Press Release

How To Write A Press Release For An Upcoming Event

What is a press release?

A press release (PR) is a brief descriptive statement issued to the media that provides basic information on a newsworthy development such as a coming event, product launch, executive hire, etc. Effective press releases are formatted to easily interlock with the minds of media types in a way that makes them want to publicize and share your info.  It is important to issue a press release for an upcoming event, here is how.

Basic press release structure and practice

Your PR needs a strong headline, newsy details and top level information about your organization. It’s customary to send out a press release 7-10 days prior to your event. Of course, for your PR to have the most beneficial impact you to need to ascertain that it reaches the right journalists, reporters, news editors, bloggers, etc.

These people and their publications receive hundreds of PRs a week, so yours must offer them something tantalizing enough to a) read it; and b) broadcast it to their audiences.

A killer press release has these elements in common:

  • A succinct headline and subhead, plus body copy, and a paragraph about the organization holding or sponsoring the event
  • It’s formatted to one letter-size page
  • It’s written in the third-person
  • Has basic contact and sign-up information

Your event press release essentials

OK, here are my eight event press release must-dos calculated to help you cut through the torrent of competing press release’s that pile up daily on the desks and inboxes of the people you want to pollinate the world with your event announcement.

1. Summarize pithily

Avoid over-contextualizing your event with fluff, excessive self-promotion or corporate-speak. Explain your event’s brand story in a minimum of words, for example:

“Popsicle Drop is the annual fundraiser held by Mr. Chill’s Freezin’ Treats the proceeds of which go toward the mental and physical rehabilitation of victims of used car salesmen internationally.”

In other words, the old elevator pitch

Put this descriptor near the top of your PR such that readers can’t miss it. Include the basics – the event’s who, what, where and when. The balance contains details, key facts, and a quote or two from event directors, previous VIP guests or influential press sources.

2. Write to your audiences

In writing your PR, be sure your pitch is sufficiently wide to have the desired effect upon multiple media recipients. If that’s not workable, write different versions to suit the interests of specific publications and journalists.

Meaning, if you’re talking to a gourmet magazine about the Popsicle Drop, talk up how delicious the food & drink will be. If targeting a newspaper, focus a bit more on the good you’re doing for the event’s beneficiaries.

3. Mention the special stuff

If you’re going to have a 100ft-high champagne fountain, celebrate the daylights out of it. People love those unique touches – they are what gets shared and remembered. Find a middle ground between fact and colour – the idea being to make your event seem unusual and worth attending. If it ain’t unique, a bit kooky or fully out there, no one will care.

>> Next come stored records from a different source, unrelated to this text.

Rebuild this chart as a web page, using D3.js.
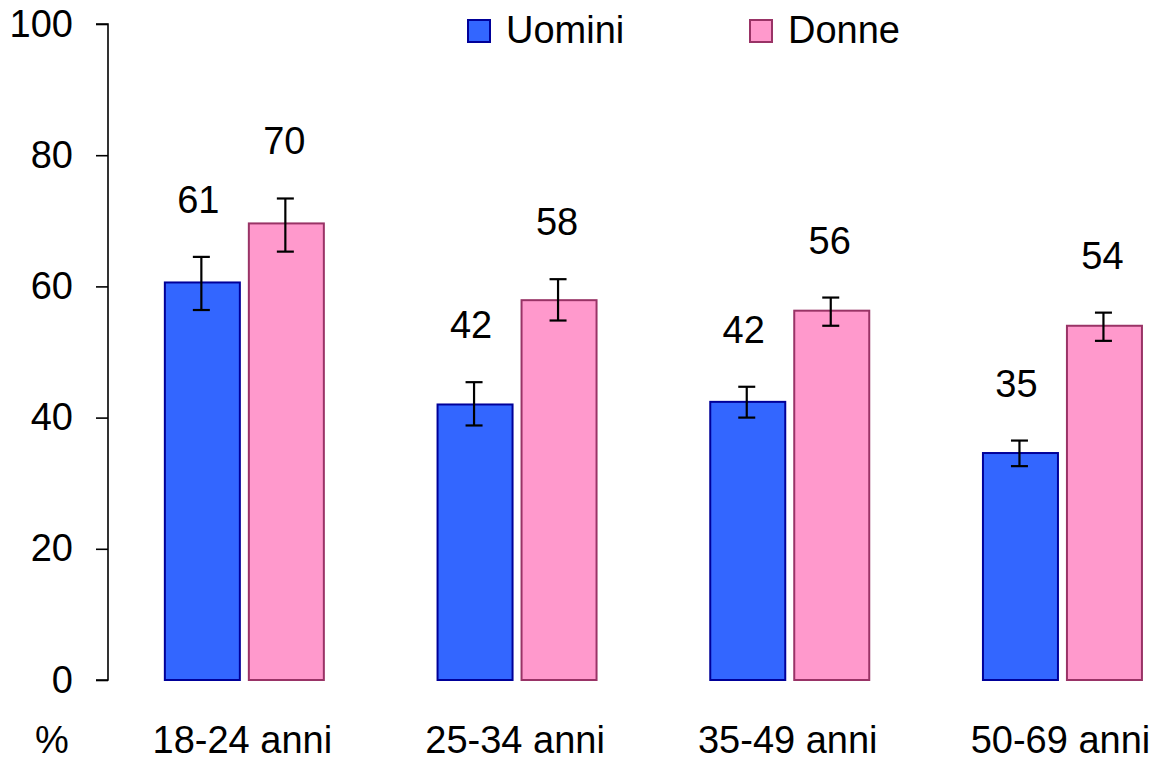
<!DOCTYPE html>
<html>
<head>
<meta charset="utf-8">
<script src="https://cdn.jsdelivr.net/npm/d3@7"></script>
<style>
  html, body { margin: 0; padding: 0; background: #fff; }
  text { font-family: "Liberation Sans", Arial, sans-serif; fill: #000; }
</style>
</head>
<body>
<svg id="chart" width="1163" height="763"></svg>
<script>
// ---- data ----
const categories = ["18-24 anni", "25-34 anni", "35-49 anni", "50-69 anni"];
const series = ["Uomini", "Donne"];
const uomini = [60.6, 42.0, 42.4, 34.6];
const donne = [69.6, 57.9, 56.3, 54.0];
const uominiLow = [56.4, 38.8, 40.0, 32.6];
const uominiHigh = [64.5, 45.4, 44.7, 36.5];
const donneLow = [65.3, 54.8, 54.0, 51.7];
const donneHigh = [73.4, 61.1, 58.3, 56.0];
const uominiLabels = ["61", "42", "42", "35"];
const donneLabels = ["70", "58", "56", "54"];
const yTicks = [0, 20, 40, 60, 80, 100];
const unitLabel = "%";

const colors = { Uomini: { fill: "#3366FF", stroke: "#000099" },
                 Donne:  { fill: "#FF99CC", stroke: "#993366" } };

const rows = [];
categories.forEach((c, i) => {
  rows.push({ cat: c, s: "Uomini", v: uomini[i], lo: uominiLow[i], hi: uominiHigh[i], lab: uominiLabels[i] });
  rows.push({ cat: c, s: "Donne", v: donne[i], lo: donneLow[i], hi: donneHigh[i], lab: donneLabels[i] });
});

const svg = d3.select("#chart");
const axisX = 108;
const y = d3.scaleLinear().domain([0, 100]).range([680, 24]);
const x0 = d3.scaleBand().domain(categories).range([axisX, axisX + 4 * 272.7]).padding(0);
const groupW = 159;
const x1 = d3.scaleBand().domain(series).range([0, groupW]).paddingInner(0.107).paddingOuter(0);
const gx = c => x0(c) + x0.bandwidth() / 2 - groupW / 2;

const fontSize = 38;

// y axis
const yAxis = d3.axisLeft(y).tickValues(yTicks).tickSize(12).tickPadding(23).tickFormat(d3.format("d"));
const ya = svg.append("g").attr("transform", `translate(${axisX},0)`).call(yAxis);
ya.select(".domain").attr("stroke", "#000").attr("stroke-width", 1.6).attr("d", `M-12,${y(100)}H0V${y(0)}H-12`);
ya.selectAll(".tick line").attr("stroke", "#000").attr("stroke-width", 1.6);
ya.selectAll(".tick text").attr("font-size", fontSize).attr("font-family", "Liberation Sans, Arial, sans-serif").attr("fill", "#000");

// bars
svg.append("g").selectAll("rect").data(rows).join("rect")
  .attr("x", d => gx(d.cat) + x1(d.s))
  .attr("y", d => y(d.v))
  .attr("width", x1.bandwidth())
  .attr("height", d => y(0) - y(d.v))
  .attr("fill", d => colors[d.s].fill)
  .attr("stroke", d => colors[d.s].stroke)
  .attr("stroke-width", 2);

// error bars
const eb = svg.append("g").attr("stroke", "#000").attr("stroke-width", 2.2);
rows.forEach(d => {
  const cx = gx(d.cat) + x1(d.s) + x1.bandwidth() / 2 - 1;
  eb.append("line").attr("x1", cx).attr("x2", cx).attr("y1", y(d.hi)).attr("y2", y(d.lo));
  eb.append("line").attr("x1", cx - 8.5).attr("x2", cx + 8.5).attr("y1", y(d.hi)).attr("y2", y(d.hi));
  eb.append("line").attr("x1", cx - 8.5).attr("x2", cx + 8.5).attr("y1", y(d.lo)).attr("y2", y(d.lo));
});

// value labels
svg.append("g").selectAll("text").data(rows).join("text")
  .attr("x", d => gx(d.cat) + x1(d.s) + x1.bandwidth() / 2 - (d.s === "Uomini" ? 4 : 2))
  .attr("y", d => y(d.hi) - 44)
  .attr("text-anchor", "middle")
  .attr("font-size", fontSize)
  .text(d => d.lab);

// category labels
svg.append("g").selectAll("text").data(categories).join("text")
  .attr("x", c => x0(c) + x0.bandwidth() / 2 - 2)
  .attr("y", 753)
  .attr("text-anchor", "middle")
  .attr("font-size", fontSize)
  .text(c => c);

svg.append("text").attr("x", 52).attr("y", 753).attr("text-anchor", "middle")
  .attr("font-size", fontSize).text(unitLabel);

// legend
const legendX = [468, 750];
series.forEach((s, i) => {
  svg.append("rect").attr("x", legendX[i]).attr("y", 20).attr("width", 22).attr("height", 22)
    .attr("fill", colors[s].fill).attr("stroke", colors[s].stroke).attr("stroke-width", 2);
  svg.append("text").attr("x", legendX[i] + 38).attr("y", 43).attr("font-size", fontSize).text(s);
});
</script>
</body>
</html>
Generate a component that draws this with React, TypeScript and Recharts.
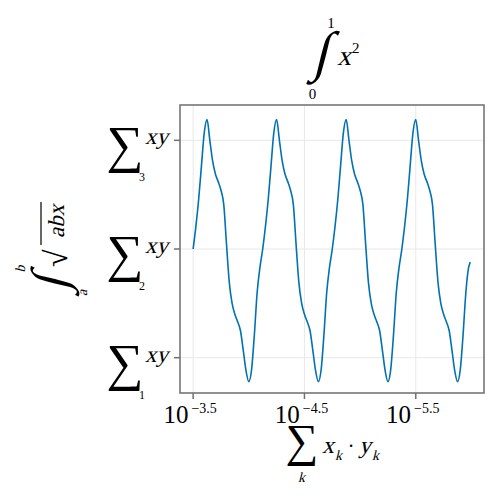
import { CartesianGrid, Line, LineChart, ReferenceArea, XAxis, YAxis } from "recharts";

// values
const xValues = [
  0, 0.025, 0.05, 0.075, 0.1, 0.125, 0.15, 0.175, 0.2, 0.225, 0.25, 0.275, 0.3,
  0.325, 0.35, 0.375, 0.4, 0.425, 0.45, 0.475, 0.5, 0.525, 0.55, 0.575, 0.6,
  0.625, 0.65, 0.675, 0.7, 0.725, 0.75, 0.775, 0.8, 0.825, 0.85, 0.875, 0.9,
  0.925, 0.95, 0.975, 1.0, 1.025, 1.05, 1.075, 1.1, 1.125, 1.15, 1.175, 1.2,
  1.225, 1.25, 1.275, 1.3, 1.325, 1.35, 1.375, 1.4, 1.425, 1.45, 1.475, 1.5,
  1.525, 1.55, 1.575, 1.6, 1.625, 1.65, 1.675, 1.7, 1.725, 1.75, 1.775, 1.8,
  1.825, 1.85, 1.875, 1.9, 1.925, 1.95, 1.975, 2.0, 2.025, 2.05, 2.075, 2.1,
  2.125, 2.15, 2.175, 2.2, 2.225, 2.25, 2.275, 2.3, 2.325, 2.35, 2.375, 2.4,
  2.425, 2.45, 2.475, 2.49,
];

const yValues = [
  2.0, 2.21, 2.46, 2.77, 3.07, 3.19, 3.0, 2.81, 2.69, 2.62, 2.54, 2.41, 2.04,
  1.69, 1.5, 1.4, 1.33, 1.25, 1.07, 0.88, 0.78, 0.89, 1.21, 1.6, 1.83,
  2.0, 2.21, 2.46, 2.77, 3.07, 3.19, 3.0, 2.81, 2.69, 2.62, 2.54, 2.41, 2.04,
  1.69, 1.5, 1.4, 1.33, 1.25, 1.07, 0.88, 0.78, 0.89, 1.21, 1.6, 1.83,
  2.0, 2.21, 2.46, 2.77, 3.07, 3.19, 3.0, 2.81, 2.69, 2.62, 2.54, 2.41, 2.04,
  1.69, 1.5, 1.4, 1.33, 1.25, 1.07, 0.88, 0.78, 0.89, 1.21, 1.6, 1.83,
  2.0, 2.21, 2.46, 2.77, 3.07, 3.19, 3.0, 2.81, 2.69, 2.62, 2.54, 2.41, 2.04,
  1.69, 1.5, 1.4, 1.33, 1.25, 1.07, 0.88, 0.78, 0.89, 1.21, 1.6, 1.83,
  1.88,
];

const xTicks = [0, 1, 2];
const xTickExponents = ["−3.5", "−4.5", "−5.5"];
const yTicks = [1, 2, 3];
const yTickSubscripts = ["1", "2", "3"];

const data = xValues.map((x, i) => ({ x, y: yValues[i] }));

const SERIF = "'Liberation Serif', serif";
const FRAME = "#707070";

// no serif italic face is installed, so slant the upright one
function It({ x, y, size, anchor = "start", children }: any) {
  return (
    <text
      transform={`translate(${x},${y}) skewX(-14)`}
      fontSize={size}
      fontFamily={SERIF}
      textAnchor={anchor}
    >
      {children}
    </text>
  );
}

function XTick({ x, payload }: any) {
  const i = xTicks.indexOf(payload.value);
  return (
    <text x={x - 3} y={423} textAnchor="middle" fontFamily={SERIF} fill="#000">
      <tspan fontSize={25}>10</tspan>
      <tspan fontSize={14} dy={-10} dx={3}>
        {xTickExponents[i]}
      </tspan>
    </text>
  );
}

function YTick({ y, payload }: any) {
  const i = yTicks.indexOf(payload.value);
  return (
    <g fill="#000">
      <text x={125} y={y + 22} fontSize={52} textAnchor="middle" fontFamily={SERIF}>
        ∑
      </text>
      <It x={145} y={y + 4} size={23}>
        xy
      </It>
      <text x={142} y={y + 41} fontSize={12} textAnchor="middle" fontFamily={SERIF}>
        {yTickSubscripts[i]}
      </text>
    </g>
  );
}

function Titles() {
  return (
    <svg
      width={500}
      height={500}
      style={{ position: "absolute", left: 0, top: 0, pointerEvents: "none" }}
      fill="#000"
    >
      {/* title */}
      <It x={320} y={70} size={55} anchor="middle">∫</It>
      <text x={331} y={28} fontSize={15} textAnchor="middle" fontFamily={SERIF}>1</text>
      <text x={312.5} y={99} fontSize={15} textAnchor="middle" fontFamily={SERIF}>0</text>
      <It x={337} y={65} size={28}>x</It>
      <text x={352} y={53} fontSize={15} fontFamily={SERIF}>2</text>

      {/* x label */}
      <text x={302} y={456} fontSize={46} textAnchor="middle" fontFamily={SERIF}>∑</text>
      <It x={301.5} y={482} size={14} anchor="middle">k</It>
      <It x={322} y={453} size={24}>x</It>
      <It x={335} y={460} size={14}>k</It>
      <text x={351} y={453} fontSize={20} textAnchor="middle" fontFamily={SERIF}>·</text>
      <It x={359} y={453} size={24}>y</It>
      <It x={372} y={460} size={14}>k</It>

      {/* y label, rotated */}
      <g transform="translate(0,300) rotate(-90)">
        <It x={16} y={66} size={50} anchor="middle">∫</It>
        <It x={31} y={25} size={14} anchor="middle">b</It>
        <It x={7} y={87} size={14} anchor="middle">a</It>
        <text x={33} y={67} fontSize={32} fontFamily={SERIF}>√</text>
        <line x1={55} y1={41} x2={98} y2={41} stroke="#000" strokeWidth={1.2} />
        <It x={62} y={64} size={23}>abx</It>
      </g>
    </svg>
  );
}

export default function App() {
  return (
    <div
      style={{
        position: "absolute",
        left: 0,
        top: 0,
        width: 500,
        height: 500,
        background: "#fff",
      }}
    >
      <LineChart
        width={500}
        height={500}
        data={data}
        margin={{ top: 105, right: 16, bottom: 0, left: 0 }}
      >
        <CartesianGrid stroke="#e8e8e8" strokeWidth={1} />
        <XAxis
          dataKey="x"
          type="number"
          domain={[-0.118, 2.613]}
          ticks={xTicks}
          height={107}
          axisLine={false}
          tickLine={{ stroke: FRAME, strokeWidth: 1.5 }}
          tickSize={6}
          tick={(p: any) => <XTick {...p} />}
          allowDataOverflow
        />
        <YAxis
          type="number"
          domain={[0.675, 3.325]}
          ticks={yTicks}
          width={180}
          axisLine={false}
          tickLine={{ stroke: FRAME, strokeWidth: 1.5 }}
          tickSize={6}
          tick={(p: any) => <YTick {...p} />}
          allowDataOverflow
        />
        <ReferenceArea
          x1={-0.118}
          x2={2.613}
          y1={0.675}
          y2={3.325}
          fill="#fff"
          fillOpacity={0}
          stroke={FRAME}
          strokeWidth={1.5}
          ifOverflow="visible"
        />
        <Line
          type="monotone"
          dataKey="y"
          stroke="#0072b2"
          strokeWidth={1.6}
          dot={false}
          isAnimationActive={false}
        />
      </LineChart>
      <Titles />
    </div>
  );
}
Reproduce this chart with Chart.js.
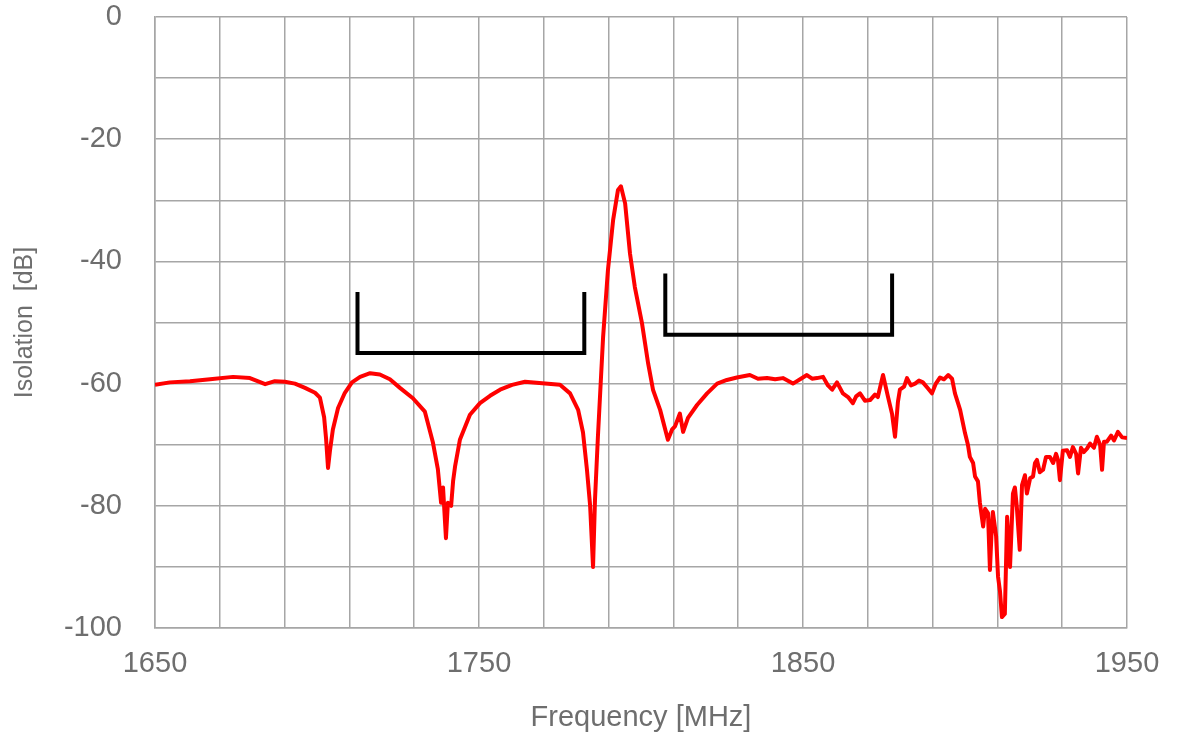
<!DOCTYPE html>
<html>
<head>
<meta charset="utf-8">
<script src="https://cdn.jsdelivr.net/npm/chart.js@4.4.0/dist/chart.umd.min.js"></script>
<style>
  html, body { margin: 0; padding: 0; background: #fff; }
  #wrap { width: 1178px; height: 742px; }
</style>
</head>
<body>
<div id="wrap"><canvas id="isoChart"></canvas></div>
<script>
// Isolation curve
const freq = [1650.0, 1654.6, 1660.8, 1667.0, 1674.1, 1679.3, 1684.0, 1687.0, 1690.1, 1693.2,
  1696.3, 1699.4, 1700.9, 1702.2, 1702.8, 1703.4, 1704.0, 1704.9, 1706.5, 1708.6,
  1710.8, 1713.3, 1716.4, 1719.4, 1722.5, 1725.6, 1729.6, 1733.3, 1735.8, 1737.3,
  1738.3, 1738.9, 1739.8, 1740.4, 1741.4, 1742.0, 1742.6, 1744.1, 1747.2, 1750.3,
  1753.4, 1756.5, 1760.2, 1764.2, 1770.4, 1775.0, 1778.1, 1780.6, 1782.1, 1783.3,
  1784.3, 1785.2, 1785.8, 1786.7, 1788.3, 1789.8, 1791.4, 1792.9, 1793.8, 1795.1,
  1796.6, 1798.1, 1800.3, 1802.2, 1803.7, 1805.9, 1808.3, 1809.6, 1810.5, 1812.0,
  1813.0, 1814.5, 1817.3, 1820.4, 1823.5, 1826.5, 1829.6, 1833.6, 1836.1, 1838.9,
  1841.4, 1843.8, 1846.9, 1849.1, 1851.2, 1852.8, 1854.3, 1856.2, 1857.7, 1859.0,
  1860.5, 1862.3, 1863.9, 1865.4, 1866.4, 1867.6, 1869.1, 1870.7, 1872.2, 1873.1,
  1874.7, 1876.2, 1877.5, 1878.4, 1879.3, 1879.9, 1881.2, 1882.1, 1883.3, 1884.6,
  1885.8, 1887.0, 1888.6, 1889.8, 1891.0, 1892.3, 1893.5, 1894.8, 1896.0, 1896.9,
  1898.5, 1900.0, 1900.9, 1901.5, 1902.5, 1903.1, 1904.0, 1904.6, 1905.6, 1906.2,
  1907.1, 1907.7, 1908.3, 1908.6, 1909.6, 1910.2, 1910.8, 1911.4, 1912.3, 1913.0,
  1913.9, 1914.8, 1915.4, 1916.0, 1916.9, 1917.6, 1918.5, 1919.1, 1920.1, 1921.0,
  1921.6, 1922.2, 1923.1, 1924.1, 1925.0, 1926.2, 1927.2, 1928.1, 1928.7, 1929.3,
  1930.2, 1931.5, 1932.4, 1933.3, 1934.3, 1934.9, 1935.8, 1936.7, 1937.7, 1938.6,
  1939.8, 1940.7, 1941.7, 1942.3, 1942.9, 1943.8, 1945.1, 1946.0, 1947.2, 1948.5,
  1950.0];
const isolation = [-60.2, -59.8, -59.6, -59.3, -58.9, -59.1, -60.1, -59.6, -59.7, -60.0,
  -60.7, -61.5, -62.3, -65.5, -69.0, -73.8, -71.0, -67.5, -64.0, -61.5,
  -59.8, -58.9, -58.3, -58.5, -59.3, -60.7, -62.4, -64.6, -69.7, -74.0,
  -79.5, -77.0, -85.3, -79.5, -80.0, -76.0, -73.6, -69.2, -65.1, -63.2,
  -62.0, -61.0, -60.2, -59.7, -60.0, -60.2, -61.6, -64.3, -68.0, -74.0,
  -80.0, -90.0, -79.0, -68.7, -52.4, -41.4, -33.2, -28.3, -27.7, -30.5,
  -38.7, -44.2, -50.1, -56.7, -61.0, -64.3, -69.2, -67.5, -67.0, -64.9,
  -67.9, -65.6, -63.5, -61.6, -60.0, -59.4, -59.0, -58.6, -59.2, -59.1,
  -59.3, -59.1, -60.0, -59.3, -58.6, -59.2, -59.1, -58.9, -60.3, -61.0,
  -59.8, -61.6, -62.2, -63.2, -62.1, -61.6, -62.8, -62.7, -61.8, -62.2,
  -58.6, -62.1, -65.0, -68.7, -63.0, -61.0, -60.5, -59.1, -60.3, -60.0,
  -59.5, -59.8, -60.8, -61.6, -60.0, -59.0, -59.3, -58.6, -59.2, -61.6,
  -64.3, -68.1, -70.0, -72.0, -73.0, -75.2, -76.0, -79.5, -83.4, -80.5,
  -81.2, -90.5, -83.0, -81.0, -85.0, -91.6, -94.0, -98.2, -97.7, -81.8,
  -90.0, -78.0, -77.0, -80.2, -87.2, -76.6, -75.0, -78.0, -75.5, -75.2,
  -73.0, -72.5, -74.5, -74.1, -72.0, -72.0, -73.0, -71.5, -72.5, -75.8,
  -71.0, -70.9, -72.0, -70.4, -71.5, -74.7, -70.5, -71.2, -70.6, -69.8,
  -70.5, -68.7, -70.0, -74.1, -69.5, -69.5, -68.5, -69.3, -67.9, -68.8,
  -68.9];

// Band spec brackets (Tx / Rx)
const txFreq = [1712.5, 1712.5, 1782.5, 1782.5];
const txLevel = [-45, -55, -55, -45];
const rxFreq = [1807.5, 1807.5, 1877.5, 1877.5];
const rxLevel = [-42, -52, -52, -42];

const xMin = 1650, xMax = 1950, xStep = 20, xLabelStep = 100;
const yMin = -100, yMax = 0, yStep = 10, yLabelStep = 20;

function toPoints(xs, ys) {
    return xs.map(function(x, i) { return { x: x, y: ys[i] }; });
}

document.addEventListener('DOMContentLoaded', function() {
    const textColor = '#6e6e6e';
    const gridColor = '#a6a6a6';
    const ctx = document.getElementById('isoChart');

    new Chart(ctx.getContext('2d'), {
        type: 'line',
        data: {
            datasets: [{
                label: 'Isolation',
                data: toPoints(freq, isolation),
                borderColor: '#ff0000',
                borderWidth: 4,
                pointRadius: 0,
                tension: 0,
                fill: false,
                borderJoinStyle: 'round'
            }, {
                label: 'Tx',
                data: toPoints(txFreq, txLevel),
                borderColor: '#000000',
                borderWidth: 4,
                pointRadius: 0,
                tension: 0,
                fill: false
            }, {
                label: 'Rx',
                data: toPoints(rxFreq, rxLevel),
                borderColor: '#000000',
                borderWidth: 4,
                pointRadius: 0,
                tension: 0,
                fill: false
            }]
        },
        options: {
            responsive: true,
            maintainAspectRatio: false,
            animation: false,
            layout: {
                padding: { left: 0, top: 17, right: 51, bottom: 0 }
            },
            plugins: {
                legend: { display: false },
                tooltip: { enabled: false }
            },
            scales: {
                x: {
                    type: 'linear',
                    min: xMin,
                    max: xMax,
                    afterFit: function(scale) {
                        scale.height = 114;
                        scale.paddingLeft = 0;
                        scale.paddingRight = 0;
                    },
                    ticks: {
                        stepSize: xStep,
                        autoSkip: false,
                        maxRotation: 0,
                        padding: 19,
                        color: textColor,
                        font: { family: 'Liberation Sans', size: 29 },
                        callback: function(v) {
                            return (v - xMin) % xLabelStep === 0 ? v : '';
                        }
                    },
                    grid: {
                        color: gridColor,
                        lineWidth: 1.5,
                        drawTicks: false
                    },
                    border: { color: gridColor, width: 1.5 },
                    title: {
                        display: true,
                        text: 'Frequency [MHz]',
                        color: textColor,
                        font: { family: 'Liberation Sans', size: 29 },
                        padding: { top: 0, bottom: 7 }
                    }
                },
                y: {
                    min: yMin,
                    max: yMax,
                    afterFit: function(scale) {
                        scale.width = 155;
                        scale.paddingTop = 0;
                        scale.paddingBottom = 0;
                    },
                    ticks: {
                        stepSize: yStep,
                        autoSkip: false,
                        padding: 33,
                        color: textColor,
                        font: { family: 'Liberation Sans', size: 29 },
                        callback: function(v) {
                            return v % yLabelStep === 0 ? v : '';
                        }
                    },
                    grid: {
                        color: gridColor,
                        lineWidth: 1.5,
                        drawTicks: false
                    },
                    border: { color: gridColor, width: 1.5 },
                    title: {
                        display: true,
                        text: 'Isolation  [dB]',
                        color: textColor,
                        font: { family: 'Liberation Sans', size: 25 },
                        padding: { top: 10, bottom: 0 }
                    }
                }
            }
        }
    });
});
</script>
</body>
</html>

No need to tell everything. Tease readers with juicy details so they can’t resist further inquiry.

4. Show, don’t only tell

Use a couple of photographs and links to short videos of past events or the cool new venue you’ve rented.

5. Don’t forget the call to action

Explain how your recipients, their followers and readers can easily register for your event? Make it a single step, idiot-proof process.

6. Add your standard descriptor

Include a short “boilerplate” paragraph at the bottom of your press release. It explains your organization and its purpose. Remember that some folks may somehow have never heard of you or your event.

7. Harness the email subject line

When a press release is emailed, its subject line sets the stage, pushing the journalist to either open or delete your message. It’s as crucial to get right as the PR main header. Write out a bunch, then edit them mercilessly, eliminating all but the hardest working words. Then choose the best one, or a few, if appealing to varied targets.

8. Optimize for easy phone reading

Most recipients with read your PR on their device first. Keep it clean and simple. Don’t sent them as PDFs or links. Make it the first thing seen when the email opens, and make it fast to load

Don’t be afraid to be you

By all means, stick to format, but don’t be shy to reveal some of your true colours. If your organization is, by definition, a bit fun-oriented, like the Popsicle Drop folks, be light-hearted once or twice in your press release. Just don’t beat ‘em over the head with it. Be charming and real, minus the smarm.

Remember your readers

Journalists, editors and bloggers work insane hours, are often poorly paid and are thus dying to have fun and be entertained whenever possible. A small, subtle morsel of dry wit or humour can cut through their defensive crap-filter and make them suddenly love you and want to help you. Or at a minimum, want to read on.

When in doubt about any of this, try it out on trusted confidants before sending.